Con l’obiettivo di agevolare la raccolta, il riutilizzo, il recupero e il riciclaggio degli imballaggi, nonché incrementare la consapevolezza dei consumatori in tema di sostenibilità, dal primo gennaio 2023 entra in vigore dell’etichettatura ambientale.
Il che significa che in Italia sarà obbligatorio comunicare sulle confezioni dei prodotti la destinazione finale degli stessi al momento del loro smaltimento. Sul pack dovranno inoltre essere indicati i materiali di cui è composto.
Il packaging è un elemento di sostenibilità
A confermare l’importanza dell’informazione circa lo smaltimento del packaging sono i dati dell’Osservatorio packaging di Nomisma, i quali sottolineano come la sostenibilità alimentare passi anche dal packaging, il quale contribuisce a definire un prodotto sostenibile soprattutto quando è riciclabile (62%), realizzato con materiali sostenibili (59%), senza overpackaging (46%) e plastic free (41%).
In quest’ottica, particolarmente apprezzata è la carta che, essendo biodegradabile, riciclabile, compostabile e rinnovabile, nonché capace di sostituire la plastica in numerosi utilizzi, è tra i materiali preferiti per i nuovi pack, anche nel reparto ortofrutta.
Che cosa chiede la norma
Secondo le disposizioni previste, sugli imballaggi dovranno essere presenti (con una scritta o rappresentazione grafica) una serie di informazioni, a cominciare dalla tipologia: flacone, bottiglia, vaschetta, etichetta, lattina. Inoltre il pack dovrà riportare l’identificazione specifica del materiale (codifica alfanumerica ai sensi della Decisione 97/129/Ce, integrata eventualmente con l’icona prevista ai sensi della Uni En Iso 1043-1:2002 che detta norma sugli imballaggi in plastica), oppure, ai sensi della Cen/Cr 14311:2002 (imballaggi in acciaio, alluminio e plastica), per esempio: Pet(1), Alu(41), Pap(21).

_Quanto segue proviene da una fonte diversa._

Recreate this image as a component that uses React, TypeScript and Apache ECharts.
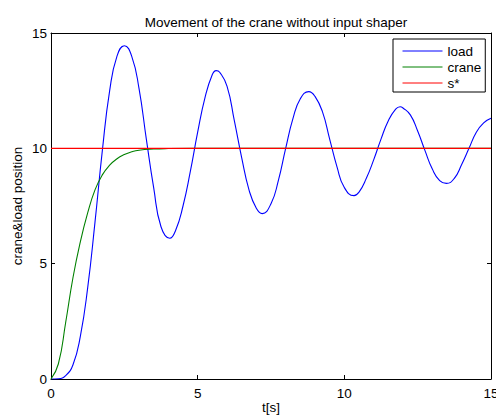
import React, { useEffect, useRef } from "react";
import * as echarts from "echarts";

const loadT = [0, 0.25, 0.5, 0.75, 1.0, 1.25, 1.5, 1.75, 2.0, 2.25, 2.5, 2.75, 3.0, 3.25, 3.5, 3.75, 4.05, 4.25, 4.5, 4.75, 5.0, 5.25, 5.5, 5.63, 5.75, 6.0, 6.25, 6.5, 6.75, 7.0, 7.2, 7.5, 7.75, 8.0, 8.25, 8.5, 8.79, 9.0, 9.25, 9.5, 9.75, 10.0, 10.33, 10.5, 10.75, 11.0, 11.25, 11.5, 11.75, 11.9, 12.0, 12.25, 12.5, 12.75, 13.0, 13.25, 13.48, 13.75, 14.0, 14.25, 14.5, 14.75, 15.0];
const loadV = [0, 0.01, 0.15, 0.62, 1.85, 3.95, 6.8, 9.9, 12.5, 14.0, 14.45, 14.0, 12.6, 10.4, 8.3, 6.6, 6.1, 6.45, 7.5, 9.0, 10.7, 12.2, 13.2, 13.37, 13.3, 12.7, 11.2, 9.6, 8.2, 7.4, 7.17, 7.6, 8.6, 10.0, 11.3, 12.15, 12.46, 12.25, 11.6, 10.4, 9.2, 8.3, 7.95, 8.1, 8.7, 9.5, 10.4, 11.2, 11.7, 11.8, 11.75, 11.45, 10.75, 9.9, 9.1, 8.6, 8.48, 8.7, 9.3, 10.0, 10.7, 11.1, 11.3];

const craneT = [0, 0.25, 0.5, 0.75, 1.0, 1.25, 1.5, 1.75, 2.0, 2.25, 2.5, 2.75, 3.0, 3.5, 4.0, 5.0, 10.0, 15.0];
const craneV = [0, 0.65, 2.45, 4.4, 5.95, 7.2, 8.2, 8.85, 9.27, 9.55, 9.73, 9.85, 9.92, 9.97, 9.99, 10, 10, 10];

const sT = [0, 15];
const sV = [10, 10];

const xTicks = [0, 5, 10, 15];
const yTicks = [0, 5, 10, 15];

const FONT = "'Liberation Sans', Arial, Helvetica, sans-serif";
const FS = 13.5;

export default function App() {
  const ref = useRef<HTMLDivElement>(null);
  useEffect(() => {
    if (!ref.current) return;
    const chart = echarts.init(ref.current, undefined, { renderer: "svg" });
    const pair = (t: number[], v: number[]) => t.map((x, i) => [x, v[i]]);
    const axisCommon = {
      type: "value" as const,
      interval: 5,
      splitLine: { show: false },
      axisLine: { show: true, onZero: false, lineStyle: { color: "#000", width: 1 } },
      axisTick: { show: true, inside: true, length: 4, lineStyle: { color: "#000" } },
    };
    chart.setOption({
      animation: false,
      backgroundColor: "#fff",
      textStyle: { fontFamily: FONT },
      title: {
        text: "Movement of the crane without input shaper",
        left: 271,
        top: 10,
        textAlign: "center",
        textStyle: { fontFamily: FONT, fontSize: FS, fontWeight: "normal", color: "#000" },
      },
      grid: { left: 51, right: 5, top: 33, bottom: 36, containLabel: false, outerBoundsMode: "none" },
      legend: {
        orient: "vertical",
        left: 393,
        top: 39,
        padding: [5, 4, 2, 9],
        itemWidth: 40,
        itemHeight: 14,
        itemGap: 2,
        itemTextGap: 5,
        borderColor: "#000",
        borderWidth: 1,
        backgroundColor: "#fff",
        borderRadius: 0,
        itemStyle: { opacity: 0 },
        lineStyle: { width: 1 },
        textStyle: { fontFamily: FONT, fontSize: FS, color: "#000" },
        data: ["load", "crane", "s*"],
      },
      xAxis: [
        {
          ...axisCommon,
          min: xTicks[0],
          max: xTicks[xTicks.length - 1],
          position: "bottom",
          name: "t[s]",
          nameLocation: "middle",
          nameGap: 21,
          nameMoveOverlap: false,
          nameTextStyle: { fontFamily: FONT, fontSize: FS, color: "#000" },
          axisLabel: { show: true, margin: 7, fontFamily: FONT, fontSize: FS, color: "#000" },
        },
        {
          ...axisCommon,
          min: xTicks[0],
          max: xTicks[xTicks.length - 1],
          position: "top",
          axisLabel: { show: false },
        },
      ],
      yAxis: [
        {
          ...axisCommon,
          min: yTicks[0],
          max: yTicks[yTicks.length - 1],
          position: "left",
          name: "crane&load position",
          nameLocation: "middle",
          nameGap: 27,
          nameMoveOverlap: false,
          nameTextStyle: { fontFamily: FONT, fontSize: FS, color: "#000" },
          axisLabel: { show: true, margin: 4, fontFamily: FONT, fontSize: FS, color: "#000" },
        },
        {
          ...axisCommon,
          min: yTicks[0],
          max: yTicks[yTicks.length - 1],
          position: "right",
          axisLabel: { show: false },
        },
      ],
      series: [
        {
          name: "load",
          type: "line",
          data: pair(loadT, loadV),
          smooth: 0.5,
          symbol: "none",
          lineStyle: { color: "#0000ff", width: 1.1 },
          itemStyle: { color: "#0000ff" },
        },
        {
          name: "crane",
          type: "line",
          data: pair(craneT, craneV),
          smooth: 0.5,
          symbol: "none",
          lineStyle: { color: "#008000", width: 1.1 },
          itemStyle: { color: "#008000" },
        },
        {
          name: "s*",
          type: "line",
          data: pair(sT, sV),
          symbol: "none",
          lineStyle: { color: "#ff0000", width: 1.4 },
          itemStyle: { color: "#ff0000" },
        },
      ],
    });
    return () => chart.dispose();
  }, []);
  return (
    <div
      ref={ref}
      style={{ position: "absolute", left: 0, top: 0, width: 496, height: 415 }}
    />
  );
}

Infine non potrà mancare la famiglia di materiale di riferimento e l’indicazione sul tipo di raccolta (differenziata/indifferenziata). Nel caso si tratti di raccolta differenziata, occorre specificare il materiale di riferimento.
Sarà la volta buona?
Va detto che si tratta di una misura che sta facendo fatica a vedere la luce: per motivazioni differenti ha infatti avuto diversi rinvii. Sarebbe infatti dovuta entrare in vigore nel settembre 2020, ma il disappunto delle imprese per il mancato preavviso aveva portato a un primo rimando al 31 dicembre 2021. Era poi arrivata un’ulteriore proroga che aveva concesso altri sei mesi alle imprese coinvolte e al ministero della Transizione ecologica per sciogliere i dubbi interpretativi. La data del primo gennaio 2023, al momento, sembra essere quella buona.